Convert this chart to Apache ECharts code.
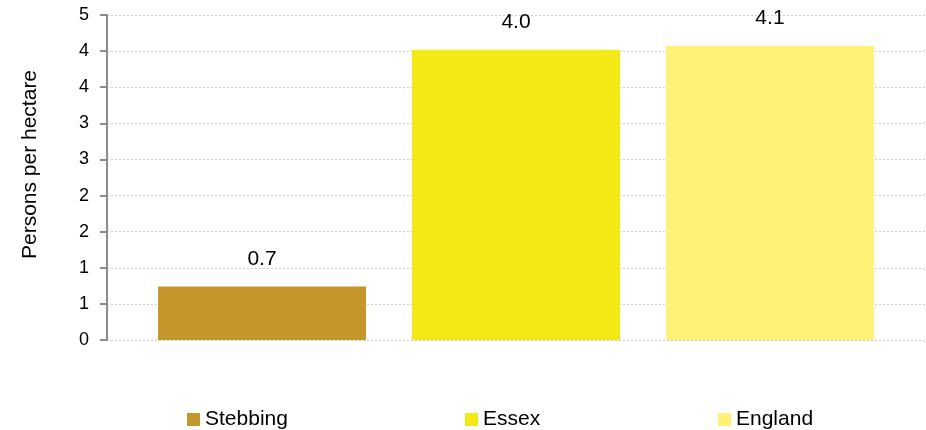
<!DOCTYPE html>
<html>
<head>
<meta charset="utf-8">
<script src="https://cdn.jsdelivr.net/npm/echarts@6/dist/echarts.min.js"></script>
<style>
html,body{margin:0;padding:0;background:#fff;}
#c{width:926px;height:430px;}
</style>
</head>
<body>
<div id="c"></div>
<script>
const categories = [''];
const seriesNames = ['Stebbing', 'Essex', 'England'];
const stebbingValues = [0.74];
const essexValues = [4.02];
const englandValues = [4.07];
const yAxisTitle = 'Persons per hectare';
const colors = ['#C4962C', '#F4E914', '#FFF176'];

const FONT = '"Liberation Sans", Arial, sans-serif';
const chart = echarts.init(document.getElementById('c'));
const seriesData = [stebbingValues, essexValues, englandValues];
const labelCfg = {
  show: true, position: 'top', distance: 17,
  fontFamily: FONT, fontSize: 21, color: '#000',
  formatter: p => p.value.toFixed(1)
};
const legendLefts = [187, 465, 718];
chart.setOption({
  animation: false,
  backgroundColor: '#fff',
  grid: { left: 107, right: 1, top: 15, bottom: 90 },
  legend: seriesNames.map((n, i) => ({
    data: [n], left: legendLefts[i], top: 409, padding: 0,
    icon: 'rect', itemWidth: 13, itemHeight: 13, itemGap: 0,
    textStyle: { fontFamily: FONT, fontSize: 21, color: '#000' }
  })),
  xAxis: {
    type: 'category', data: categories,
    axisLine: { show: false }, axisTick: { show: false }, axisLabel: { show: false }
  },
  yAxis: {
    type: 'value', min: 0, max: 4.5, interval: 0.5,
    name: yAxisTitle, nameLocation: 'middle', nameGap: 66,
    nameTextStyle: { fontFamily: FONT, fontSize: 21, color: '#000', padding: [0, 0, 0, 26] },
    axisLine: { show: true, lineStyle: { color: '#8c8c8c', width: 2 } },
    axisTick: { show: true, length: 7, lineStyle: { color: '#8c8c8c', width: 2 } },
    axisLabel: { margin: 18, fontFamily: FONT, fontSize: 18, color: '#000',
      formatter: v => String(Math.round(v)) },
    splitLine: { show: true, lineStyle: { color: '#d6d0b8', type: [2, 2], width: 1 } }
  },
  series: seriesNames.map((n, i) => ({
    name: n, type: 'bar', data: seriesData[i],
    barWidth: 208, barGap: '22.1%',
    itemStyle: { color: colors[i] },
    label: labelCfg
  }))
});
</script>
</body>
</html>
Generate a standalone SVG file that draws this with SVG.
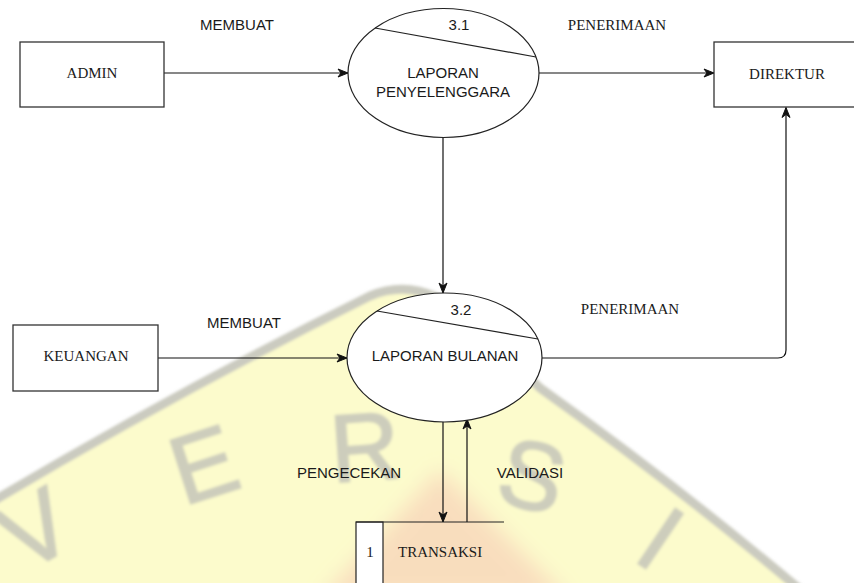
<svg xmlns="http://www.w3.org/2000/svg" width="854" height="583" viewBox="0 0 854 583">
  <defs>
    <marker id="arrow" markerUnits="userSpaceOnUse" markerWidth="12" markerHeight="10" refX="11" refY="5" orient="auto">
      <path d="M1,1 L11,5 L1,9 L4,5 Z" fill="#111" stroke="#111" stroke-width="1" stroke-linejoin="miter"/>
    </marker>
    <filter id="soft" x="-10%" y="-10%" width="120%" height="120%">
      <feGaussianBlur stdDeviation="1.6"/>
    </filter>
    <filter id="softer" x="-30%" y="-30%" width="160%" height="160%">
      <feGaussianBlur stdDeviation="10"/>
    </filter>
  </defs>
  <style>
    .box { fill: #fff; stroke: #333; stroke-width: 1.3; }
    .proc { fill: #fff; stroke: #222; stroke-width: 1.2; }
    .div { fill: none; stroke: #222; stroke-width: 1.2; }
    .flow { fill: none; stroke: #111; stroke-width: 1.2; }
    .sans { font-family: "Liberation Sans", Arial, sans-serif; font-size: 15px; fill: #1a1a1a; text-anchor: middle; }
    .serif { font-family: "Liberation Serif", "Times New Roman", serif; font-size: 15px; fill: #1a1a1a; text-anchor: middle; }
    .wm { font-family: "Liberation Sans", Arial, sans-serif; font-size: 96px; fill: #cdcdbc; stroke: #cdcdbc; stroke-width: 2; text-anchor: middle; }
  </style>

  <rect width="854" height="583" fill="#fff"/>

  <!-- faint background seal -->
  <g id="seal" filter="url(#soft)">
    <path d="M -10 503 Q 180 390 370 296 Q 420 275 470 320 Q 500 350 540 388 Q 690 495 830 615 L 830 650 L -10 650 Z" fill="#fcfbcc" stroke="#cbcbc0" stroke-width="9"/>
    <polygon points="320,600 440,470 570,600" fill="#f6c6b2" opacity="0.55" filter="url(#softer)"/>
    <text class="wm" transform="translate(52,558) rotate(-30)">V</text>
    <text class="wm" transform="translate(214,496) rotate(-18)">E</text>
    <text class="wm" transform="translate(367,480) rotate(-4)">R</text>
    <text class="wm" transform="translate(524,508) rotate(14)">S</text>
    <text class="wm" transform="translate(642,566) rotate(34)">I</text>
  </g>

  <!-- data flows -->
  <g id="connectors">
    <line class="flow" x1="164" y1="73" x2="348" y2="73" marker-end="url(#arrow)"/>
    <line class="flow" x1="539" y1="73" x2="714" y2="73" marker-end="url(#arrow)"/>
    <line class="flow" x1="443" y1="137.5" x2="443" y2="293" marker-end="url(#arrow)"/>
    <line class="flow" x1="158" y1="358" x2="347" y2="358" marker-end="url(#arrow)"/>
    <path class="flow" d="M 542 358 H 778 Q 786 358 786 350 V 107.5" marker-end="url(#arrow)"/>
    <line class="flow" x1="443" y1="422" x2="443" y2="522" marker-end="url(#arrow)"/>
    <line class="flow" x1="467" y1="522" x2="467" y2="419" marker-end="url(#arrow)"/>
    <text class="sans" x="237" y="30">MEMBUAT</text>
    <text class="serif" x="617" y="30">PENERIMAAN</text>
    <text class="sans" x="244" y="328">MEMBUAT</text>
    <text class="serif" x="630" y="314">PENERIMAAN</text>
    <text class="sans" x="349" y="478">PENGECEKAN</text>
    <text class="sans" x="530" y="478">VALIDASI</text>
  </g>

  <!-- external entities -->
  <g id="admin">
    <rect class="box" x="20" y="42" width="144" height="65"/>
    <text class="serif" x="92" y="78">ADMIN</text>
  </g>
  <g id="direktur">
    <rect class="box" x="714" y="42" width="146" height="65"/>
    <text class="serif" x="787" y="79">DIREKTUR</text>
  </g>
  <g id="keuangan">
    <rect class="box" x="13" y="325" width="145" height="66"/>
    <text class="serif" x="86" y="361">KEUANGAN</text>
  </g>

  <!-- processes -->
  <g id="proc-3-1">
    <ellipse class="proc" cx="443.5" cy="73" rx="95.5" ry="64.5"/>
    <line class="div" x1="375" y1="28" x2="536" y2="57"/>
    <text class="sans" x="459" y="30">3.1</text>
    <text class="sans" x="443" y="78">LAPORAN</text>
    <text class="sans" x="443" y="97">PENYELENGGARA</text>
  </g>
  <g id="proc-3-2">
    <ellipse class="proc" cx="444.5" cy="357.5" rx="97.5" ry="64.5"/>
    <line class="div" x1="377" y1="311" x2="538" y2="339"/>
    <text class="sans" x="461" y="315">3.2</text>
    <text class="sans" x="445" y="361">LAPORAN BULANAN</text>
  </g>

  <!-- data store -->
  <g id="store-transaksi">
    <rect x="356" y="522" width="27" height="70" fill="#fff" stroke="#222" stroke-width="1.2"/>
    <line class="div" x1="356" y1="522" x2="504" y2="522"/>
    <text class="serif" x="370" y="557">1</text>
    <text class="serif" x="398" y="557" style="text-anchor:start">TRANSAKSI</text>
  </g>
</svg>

——————

**Problem description**
Skip the pictures. Restate exactly the lines from the start of the entries through the line containing "const colors = ['#C4962C', '#F4E914', '#FFF176'];", both ends included.

**Solution for this exercise**
Convert this chart to Apache ECharts code.
<!DOCTYPE html>
<html>
<head>
<meta charset="utf-8">
<script src="https://cdn.jsdelivr.net/npm/echarts@6/dist/echarts.min.js"></script>
<style>
html,body{margin:0;padding:0;background:#fff;}
#c{width:926px;height:430px;}
</style>
</head>
<body>
<div id="c"></div>
<script>
const categories = [''];
const seriesNames = ['Stebbing', 'Essex', 'England'];
const stebbingValues = [0.74];
const essexValues = [4.02];
const englandValues = [4.07];
const yAxisTitle = 'Persons per hectare';
const colors = ['#C4962C', '#F4E914', '#FFF176'];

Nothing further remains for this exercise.